┌──
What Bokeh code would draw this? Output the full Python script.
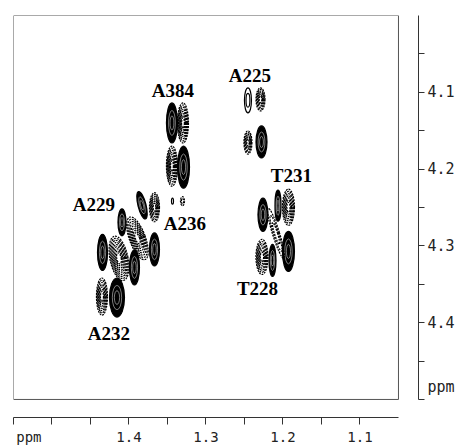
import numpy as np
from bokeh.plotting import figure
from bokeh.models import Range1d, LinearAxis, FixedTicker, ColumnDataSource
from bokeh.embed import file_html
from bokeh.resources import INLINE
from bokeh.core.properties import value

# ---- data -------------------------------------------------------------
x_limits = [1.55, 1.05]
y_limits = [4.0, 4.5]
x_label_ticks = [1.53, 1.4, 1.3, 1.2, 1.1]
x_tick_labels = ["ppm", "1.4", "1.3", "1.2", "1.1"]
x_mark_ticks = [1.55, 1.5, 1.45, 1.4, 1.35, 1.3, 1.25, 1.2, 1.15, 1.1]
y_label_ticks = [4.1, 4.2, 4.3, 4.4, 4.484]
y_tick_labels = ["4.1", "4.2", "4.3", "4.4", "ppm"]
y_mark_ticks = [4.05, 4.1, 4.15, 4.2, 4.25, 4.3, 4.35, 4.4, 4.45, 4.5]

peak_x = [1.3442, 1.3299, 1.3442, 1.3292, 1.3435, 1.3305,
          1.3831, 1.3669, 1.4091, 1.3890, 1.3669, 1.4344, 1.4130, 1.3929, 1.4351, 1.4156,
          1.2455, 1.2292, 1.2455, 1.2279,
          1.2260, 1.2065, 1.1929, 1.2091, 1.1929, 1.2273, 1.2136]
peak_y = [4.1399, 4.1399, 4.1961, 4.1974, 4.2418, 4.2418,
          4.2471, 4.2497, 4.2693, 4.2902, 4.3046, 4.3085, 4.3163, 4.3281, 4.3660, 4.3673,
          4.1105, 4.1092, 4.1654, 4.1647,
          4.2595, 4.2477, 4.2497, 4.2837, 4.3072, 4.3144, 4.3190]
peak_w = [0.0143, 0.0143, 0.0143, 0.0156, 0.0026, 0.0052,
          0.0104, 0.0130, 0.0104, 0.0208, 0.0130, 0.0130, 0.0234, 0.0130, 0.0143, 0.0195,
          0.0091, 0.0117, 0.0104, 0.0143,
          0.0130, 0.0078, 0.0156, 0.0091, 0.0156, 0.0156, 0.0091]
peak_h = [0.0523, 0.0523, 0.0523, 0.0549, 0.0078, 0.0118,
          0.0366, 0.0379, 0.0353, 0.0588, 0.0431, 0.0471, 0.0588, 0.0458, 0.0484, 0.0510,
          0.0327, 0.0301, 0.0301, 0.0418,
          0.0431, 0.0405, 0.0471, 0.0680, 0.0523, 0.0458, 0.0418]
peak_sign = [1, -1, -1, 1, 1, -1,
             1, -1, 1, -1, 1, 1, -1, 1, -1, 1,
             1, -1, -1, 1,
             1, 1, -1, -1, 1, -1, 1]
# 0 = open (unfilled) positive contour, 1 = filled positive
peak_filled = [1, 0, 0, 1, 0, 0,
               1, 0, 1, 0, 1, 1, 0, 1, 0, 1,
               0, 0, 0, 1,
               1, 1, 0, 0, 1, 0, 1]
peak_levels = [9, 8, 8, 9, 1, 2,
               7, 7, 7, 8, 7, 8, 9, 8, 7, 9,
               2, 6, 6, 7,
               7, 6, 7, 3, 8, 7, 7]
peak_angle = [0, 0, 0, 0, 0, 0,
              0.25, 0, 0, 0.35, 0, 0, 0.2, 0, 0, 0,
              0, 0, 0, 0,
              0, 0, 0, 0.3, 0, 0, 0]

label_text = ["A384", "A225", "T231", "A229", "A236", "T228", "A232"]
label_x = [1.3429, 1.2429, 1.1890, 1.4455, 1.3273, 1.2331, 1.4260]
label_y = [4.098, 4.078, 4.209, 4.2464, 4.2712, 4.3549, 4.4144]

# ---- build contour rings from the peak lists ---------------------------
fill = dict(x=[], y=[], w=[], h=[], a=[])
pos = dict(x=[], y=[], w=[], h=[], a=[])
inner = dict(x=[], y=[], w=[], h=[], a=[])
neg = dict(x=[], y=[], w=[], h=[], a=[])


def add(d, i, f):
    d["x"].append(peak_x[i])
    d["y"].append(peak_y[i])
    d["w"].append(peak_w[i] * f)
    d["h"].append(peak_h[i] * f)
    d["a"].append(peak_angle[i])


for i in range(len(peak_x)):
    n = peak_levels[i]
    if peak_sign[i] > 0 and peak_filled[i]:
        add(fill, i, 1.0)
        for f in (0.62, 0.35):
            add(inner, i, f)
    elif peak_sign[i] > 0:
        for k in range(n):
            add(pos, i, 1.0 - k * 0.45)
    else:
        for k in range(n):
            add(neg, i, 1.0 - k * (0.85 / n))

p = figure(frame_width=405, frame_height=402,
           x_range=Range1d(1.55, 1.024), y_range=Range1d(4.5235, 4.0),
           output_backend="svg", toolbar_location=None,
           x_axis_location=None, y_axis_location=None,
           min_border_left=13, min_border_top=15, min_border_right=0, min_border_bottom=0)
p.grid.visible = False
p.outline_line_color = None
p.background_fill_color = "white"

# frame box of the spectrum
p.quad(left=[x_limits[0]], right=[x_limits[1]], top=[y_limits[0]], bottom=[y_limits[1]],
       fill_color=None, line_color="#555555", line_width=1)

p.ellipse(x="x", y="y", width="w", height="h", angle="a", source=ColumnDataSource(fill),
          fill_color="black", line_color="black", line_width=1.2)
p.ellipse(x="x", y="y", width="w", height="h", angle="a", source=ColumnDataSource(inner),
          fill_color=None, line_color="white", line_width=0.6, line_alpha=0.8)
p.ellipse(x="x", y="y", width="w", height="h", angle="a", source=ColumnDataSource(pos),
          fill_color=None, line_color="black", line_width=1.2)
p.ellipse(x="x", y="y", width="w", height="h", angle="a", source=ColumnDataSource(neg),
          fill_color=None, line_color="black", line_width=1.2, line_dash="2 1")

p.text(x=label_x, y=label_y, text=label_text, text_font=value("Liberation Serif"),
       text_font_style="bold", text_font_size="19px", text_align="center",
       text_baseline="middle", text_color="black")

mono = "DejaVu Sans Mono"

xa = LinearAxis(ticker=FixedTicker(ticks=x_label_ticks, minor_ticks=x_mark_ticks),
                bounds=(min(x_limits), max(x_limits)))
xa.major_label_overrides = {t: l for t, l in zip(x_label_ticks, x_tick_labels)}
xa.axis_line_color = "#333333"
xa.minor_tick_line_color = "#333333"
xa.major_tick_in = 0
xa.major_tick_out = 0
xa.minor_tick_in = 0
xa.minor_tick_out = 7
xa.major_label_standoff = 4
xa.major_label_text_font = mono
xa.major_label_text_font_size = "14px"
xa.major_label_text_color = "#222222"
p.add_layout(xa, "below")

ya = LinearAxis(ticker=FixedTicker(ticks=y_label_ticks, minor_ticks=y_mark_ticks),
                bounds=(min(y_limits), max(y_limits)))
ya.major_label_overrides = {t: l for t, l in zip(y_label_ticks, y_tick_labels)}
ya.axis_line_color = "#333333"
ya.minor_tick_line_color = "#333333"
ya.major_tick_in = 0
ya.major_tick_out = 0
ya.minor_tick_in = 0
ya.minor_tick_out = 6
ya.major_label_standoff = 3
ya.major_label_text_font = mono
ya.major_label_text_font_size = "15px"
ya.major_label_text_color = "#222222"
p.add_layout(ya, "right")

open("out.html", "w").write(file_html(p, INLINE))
└──
- [Aim] Reproduce every line precisely as given, omitting all pictures.

- [Correct response]
What Bokeh code would draw this? Output the full Python script.
import numpy as np
from bokeh.plotting import figure
from bokeh.models import Range1d, LinearAxis, FixedTicker, ColumnDataSource
from bokeh.embed import file_html
from bokeh.resources import INLINE
from bokeh.core.properties import value

# ---- data -------------------------------------------------------------
x_limits = [1.55, 1.05]
y_limits = [4.0, 4.5]
x_label_ticks = [1.53, 1.4, 1.3, 1.2, 1.1]
x_tick_labels = ["ppm", "1.4", "1.3", "1.2", "1.1"]
x_mark_ticks = [1.55, 1.5, 1.45, 1.4, 1.35, 1.3, 1.25, 1.2, 1.15, 1.1]
y_label_ticks = [4.1, 4.2, 4.3, 4.4, 4.484]
y_tick_labels = ["4.1", "4.2", "4.3", "4.4", "ppm"]
y_mark_ticks = [4.05, 4.1, 4.15, 4.2, 4.25, 4.3, 4.35, 4.4, 4.45, 4.5]

peak_x = [1.3442, 1.3299, 1.3442, 1.3292, 1.3435, 1.3305,
          1.3831, 1.3669, 1.4091, 1.3890, 1.3669, 1.4344, 1.4130, 1.3929, 1.4351, 1.4156,
          1.2455, 1.2292, 1.2455, 1.2279,
          1.2260, 1.2065, 1.1929, 1.2091, 1.1929, 1.2273, 1.2136]
peak_y = [4.1399, 4.1399, 4.1961, 4.1974, 4.2418, 4.2418,
          4.2471, 4.2497, 4.2693, 4.2902, 4.3046, 4.3085, 4.3163, 4.3281, 4.3660, 4.3673,
          4.1105, 4.1092, 4.1654, 4.1647,
          4.2595, 4.2477, 4.2497, 4.2837, 4.3072, 4.3144, 4.3190]
peak_w = [0.0143, 0.0143, 0.0143, 0.0156, 0.0026, 0.0052,
          0.0104, 0.0130, 0.0104, 0.0208, 0.0130, 0.0130, 0.0234, 0.0130, 0.0143, 0.0195,
          0.0091, 0.0117, 0.0104, 0.0143,
          0.0130, 0.0078, 0.0156, 0.0091, 0.0156, 0.0156, 0.0091]
peak_h = [0.0523, 0.0523, 0.0523, 0.0549, 0.0078, 0.0118,
          0.0366, 0.0379, 0.0353, 0.0588, 0.0431, 0.0471, 0.0588, 0.0458, 0.0484, 0.0510,
          0.0327, 0.0301, 0.0301, 0.0418,
          0.0431, 0.0405, 0.0471, 0.0680, 0.0523, 0.0458, 0.0418]
peak_sign = [1, -1, -1, 1, 1, -1,
             1, -1, 1, -1, 1, 1, -1, 1, -1, 1,
             1, -1, -1, 1,
             1, 1, -1, -1, 1, -1, 1]
# 0 = open (unfilled) positive contour, 1 = filled positive
peak_filled = [1, 0, 0, 1, 0, 0,
               1, 0, 1, 0, 1, 1, 0, 1, 0, 1,
               0, 0, 0, 1,
               1, 1, 0, 0, 1, 0, 1]
peak_levels = [9, 8, 8, 9, 1, 2,
               7, 7, 7, 8, 7, 8, 9, 8, 7, 9,
               2, 6, 6, 7,
               7, 6, 7, 3, 8, 7, 7]
peak_angle = [0, 0, 0, 0, 0, 0,
              0.25, 0, 0, 0.35, 0, 0, 0.2, 0, 0, 0,
              0, 0, 0, 0,
              0, 0, 0, 0.3, 0, 0, 0]

label_text = ["A384", "A225", "T231", "A229", "A236", "T228", "A232"]
label_x = [1.3429, 1.2429, 1.1890, 1.4455, 1.3273, 1.2331, 1.4260]
label_y = [4.098, 4.078, 4.209, 4.2464, 4.2712, 4.3549, 4.4144]

# ---- build contour rings from the peak lists ---------------------------
fill = dict(x=[], y=[], w=[], h=[], a=[])
pos = dict(x=[], y=[], w=[], h=[], a=[])
inner = dict(x=[], y=[], w=[], h=[], a=[])
neg = dict(x=[], y=[], w=[], h=[], a=[])


def add(d, i, f):
    d["x"].append(peak_x[i])
    d["y"].append(peak_y[i])
    d["w"].append(peak_w[i] * f)
    d["h"].append(peak_h[i] * f)
    d["a"].append(peak_angle[i])


for i in range(len(peak_x)):
    n = peak_levels[i]
    if peak_sign[i] > 0 and peak_filled[i]:
        add(fill, i, 1.0)
        for f in (0.62, 0.35):
            add(inner, i, f)
    elif peak_sign[i] > 0:
        for k in range(n):
            add(pos, i, 1.0 - k * 0.45)
    else:
        for k in range(n):
            add(neg, i, 1.0 - k * (0.85 / n))

p = figure(frame_width=405, frame_height=402,
           x_range=Range1d(1.55, 1.024), y_range=Range1d(4.5235, 4.0),
           output_backend="svg", toolbar_location=None,
           x_axis_location=None, y_axis_location=None,
           min_border_left=13, min_border_top=15, min_border_right=0, min_border_bottom=0)
p.grid.visible = False
p.outline_line_color = None
p.background_fill_color = "white"

# frame box of the spectrum
p.quad(left=[x_limits[0]], right=[x_limits[1]], top=[y_limits[0]], bottom=[y_limits[1]],
       fill_color=None, line_color="#555555", line_width=1)

p.ellipse(x="x", y="y", width="w", height="h", angle="a", source=ColumnDataSource(fill),
          fill_color="black", line_color="black", line_width=1.2)
p.ellipse(x="x", y="y", width="w", height="h", angle="a", source=ColumnDataSource(inner),
          fill_color=None, line_color="white", line_width=0.6, line_alpha=0.8)
p.ellipse(x="x", y="y", width="w", height="h", angle="a", source=ColumnDataSource(pos),
          fill_color=None, line_color="black", line_width=1.2)
p.ellipse(x="x", y="y", width="w", height="h", angle="a", source=ColumnDataSource(neg),
          fill_color=None, line_color="black", line_width=1.2, line_dash="2 1")

p.text(x=label_x, y=label_y, text=label_text, text_font=value("Liberation Serif"),
       text_font_style="bold", text_font_size="19px", text_align="center",
       text_baseline="middle", text_color="black")

mono = "DejaVu Sans Mono"

xa = LinearAxis(ticker=FixedTicker(ticks=x_label_ticks, minor_ticks=x_mark_ticks),
                bounds=(min(x_limits), max(x_limits)))
xa.major_label_overrides = {t: l for t, l in zip(x_label_ticks, x_tick_labels)}
xa.axis_line_color = "#333333"
xa.minor_tick_line_color = "#333333"
xa.major_tick_in = 0
xa.major_tick_out = 0
xa.minor_tick_in = 0
xa.minor_tick_out = 7
xa.major_label_standoff = 4
xa.major_label_text_font = mono
xa.major_label_text_font_size = "14px"
xa.major_label_text_color = "#222222"
p.add_layout(xa, "below")

ya = LinearAxis(ticker=FixedTicker(ticks=y_label_ticks, minor_ticks=y_mark_ticks),
                bounds=(min(y_limits), max(y_limits)))
ya.major_label_overrides = {t: l for t, l in zip(y_label_ticks, y_tick_labels)}
ya.axis_line_color = "#333333"
ya.minor_tick_line_color = "#333333"
ya.major_tick_in = 0
ya.major_tick_out = 0
ya.minor_tick_in = 0
ya.minor_tick_out = 6
ya.major_label_standoff = 3
ya.major_label_text_font = mono
ya.major_label_text_font_size = "15px"
ya.major_label_text_color = "#222222"
p.add_layout(ya, "right")

open("out.html", "w").write(file_html(p, INLINE))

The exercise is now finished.